До своей женитьбы Шуман мужественно переносил несправедливую оценку критики и публики: «Борьба укрепляет. Что сильно, пробьется наружу», – замечает он. Влиять на критиков через друзей он считал недостойным и находил неуместным помещать отзывы о своих сочинениях в собственной газете.
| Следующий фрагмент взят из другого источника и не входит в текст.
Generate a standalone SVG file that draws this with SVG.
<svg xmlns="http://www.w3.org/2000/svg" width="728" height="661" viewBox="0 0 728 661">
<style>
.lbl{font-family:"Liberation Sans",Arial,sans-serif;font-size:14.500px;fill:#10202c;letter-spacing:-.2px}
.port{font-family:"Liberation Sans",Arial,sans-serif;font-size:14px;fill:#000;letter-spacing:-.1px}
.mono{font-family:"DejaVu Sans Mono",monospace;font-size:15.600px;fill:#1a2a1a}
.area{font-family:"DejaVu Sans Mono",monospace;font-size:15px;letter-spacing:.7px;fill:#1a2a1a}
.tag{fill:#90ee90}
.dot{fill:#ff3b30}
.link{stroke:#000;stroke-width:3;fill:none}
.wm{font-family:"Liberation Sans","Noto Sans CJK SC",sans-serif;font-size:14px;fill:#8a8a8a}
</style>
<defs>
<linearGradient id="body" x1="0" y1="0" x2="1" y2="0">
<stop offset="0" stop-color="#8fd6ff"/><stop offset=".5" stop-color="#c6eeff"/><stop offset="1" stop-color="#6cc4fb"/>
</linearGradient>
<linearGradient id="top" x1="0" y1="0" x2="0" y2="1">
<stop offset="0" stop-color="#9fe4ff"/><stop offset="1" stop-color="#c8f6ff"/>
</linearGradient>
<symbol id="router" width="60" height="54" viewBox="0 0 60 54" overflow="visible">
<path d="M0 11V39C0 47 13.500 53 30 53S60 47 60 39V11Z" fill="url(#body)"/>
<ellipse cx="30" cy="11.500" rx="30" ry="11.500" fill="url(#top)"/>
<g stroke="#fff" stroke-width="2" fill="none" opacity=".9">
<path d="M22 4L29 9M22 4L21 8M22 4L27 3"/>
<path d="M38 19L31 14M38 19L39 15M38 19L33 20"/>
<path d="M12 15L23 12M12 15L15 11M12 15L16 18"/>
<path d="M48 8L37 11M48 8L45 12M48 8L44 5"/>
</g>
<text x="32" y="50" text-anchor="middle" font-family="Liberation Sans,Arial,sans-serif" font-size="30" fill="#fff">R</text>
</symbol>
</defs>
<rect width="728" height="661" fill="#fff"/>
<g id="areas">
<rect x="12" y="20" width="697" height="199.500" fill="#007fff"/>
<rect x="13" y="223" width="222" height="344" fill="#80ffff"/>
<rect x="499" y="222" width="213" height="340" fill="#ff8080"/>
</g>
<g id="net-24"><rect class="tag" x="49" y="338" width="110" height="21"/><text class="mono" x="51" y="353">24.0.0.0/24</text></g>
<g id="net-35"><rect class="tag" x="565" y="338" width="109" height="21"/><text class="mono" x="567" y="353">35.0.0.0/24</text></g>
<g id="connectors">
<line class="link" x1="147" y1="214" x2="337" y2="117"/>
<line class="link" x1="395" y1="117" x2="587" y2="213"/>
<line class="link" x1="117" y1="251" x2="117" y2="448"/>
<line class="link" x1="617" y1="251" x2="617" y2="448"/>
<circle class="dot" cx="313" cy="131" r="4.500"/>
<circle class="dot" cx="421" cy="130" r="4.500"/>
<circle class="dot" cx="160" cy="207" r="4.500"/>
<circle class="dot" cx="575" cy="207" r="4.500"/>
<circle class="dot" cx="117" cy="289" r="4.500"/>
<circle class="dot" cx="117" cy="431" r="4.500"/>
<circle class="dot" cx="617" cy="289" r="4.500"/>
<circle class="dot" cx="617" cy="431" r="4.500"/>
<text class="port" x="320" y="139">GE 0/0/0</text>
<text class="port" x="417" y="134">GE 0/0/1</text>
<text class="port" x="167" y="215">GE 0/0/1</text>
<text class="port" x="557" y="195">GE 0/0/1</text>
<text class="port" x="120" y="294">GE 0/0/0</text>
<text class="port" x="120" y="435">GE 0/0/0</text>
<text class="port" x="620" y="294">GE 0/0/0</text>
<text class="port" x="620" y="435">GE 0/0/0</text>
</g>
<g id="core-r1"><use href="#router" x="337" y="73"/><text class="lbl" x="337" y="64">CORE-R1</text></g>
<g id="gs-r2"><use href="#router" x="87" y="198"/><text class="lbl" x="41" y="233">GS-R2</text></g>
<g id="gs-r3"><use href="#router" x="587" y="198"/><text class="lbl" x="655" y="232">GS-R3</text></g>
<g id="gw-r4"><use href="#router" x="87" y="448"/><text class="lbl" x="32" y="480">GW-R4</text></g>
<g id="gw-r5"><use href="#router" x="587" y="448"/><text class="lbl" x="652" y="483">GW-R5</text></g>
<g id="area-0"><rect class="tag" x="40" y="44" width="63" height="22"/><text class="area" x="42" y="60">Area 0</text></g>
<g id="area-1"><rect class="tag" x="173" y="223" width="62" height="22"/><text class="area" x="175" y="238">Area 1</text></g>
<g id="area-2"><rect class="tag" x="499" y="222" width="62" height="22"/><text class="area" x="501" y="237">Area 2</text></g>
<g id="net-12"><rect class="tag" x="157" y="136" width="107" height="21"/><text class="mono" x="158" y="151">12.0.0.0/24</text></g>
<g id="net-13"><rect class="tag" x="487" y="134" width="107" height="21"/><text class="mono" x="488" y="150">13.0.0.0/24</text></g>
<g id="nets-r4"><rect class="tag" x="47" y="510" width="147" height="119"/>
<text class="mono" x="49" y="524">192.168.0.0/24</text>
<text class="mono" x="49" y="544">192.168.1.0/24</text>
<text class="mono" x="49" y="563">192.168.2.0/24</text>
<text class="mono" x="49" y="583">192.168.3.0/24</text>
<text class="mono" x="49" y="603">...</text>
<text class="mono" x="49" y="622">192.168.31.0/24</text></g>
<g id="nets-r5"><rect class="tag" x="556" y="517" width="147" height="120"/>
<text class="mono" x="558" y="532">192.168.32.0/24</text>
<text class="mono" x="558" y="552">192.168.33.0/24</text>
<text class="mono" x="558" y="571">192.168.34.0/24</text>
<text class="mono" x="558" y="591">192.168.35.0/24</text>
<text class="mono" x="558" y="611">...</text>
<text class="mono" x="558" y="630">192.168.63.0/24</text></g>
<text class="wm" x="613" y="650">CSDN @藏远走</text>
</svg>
Со времени же женитьбы он не мог больше оставаться равнодушным к тому, что его произведения открыто назывались ерундой. Семейная жизнь требовала больше средств, чем он получал с капитала отца и с издания газеты; увеличение же доходов зависело прямо от распространения его сочинений, чему препятствовали такие нелестные отзывы. Его самолюбие страдало еще более от отношения к нему Вика, преследовавшего его злостными насмешками и унизившегося до печатного пасквиля против мужа своей дочери и своего бывшего ученика. Только увещания близких друзей удержали Шумана от преследования оскорбителя судебным порядком. «Каждый человек носит в себе потребность признания своих творений», – восклицает Шуман, который уже начинает поддаваться гнетущему чувству после многолетнего терпеливого ожидания. «Мне все сдается, что я, сравнительно, например, с Мендельсоном, мало совершил в жизни, и это меня волнует и угнетает». Кроме того, его тяготило сознание незначительности своего положения рядом с положением жены как знаменитой артистки.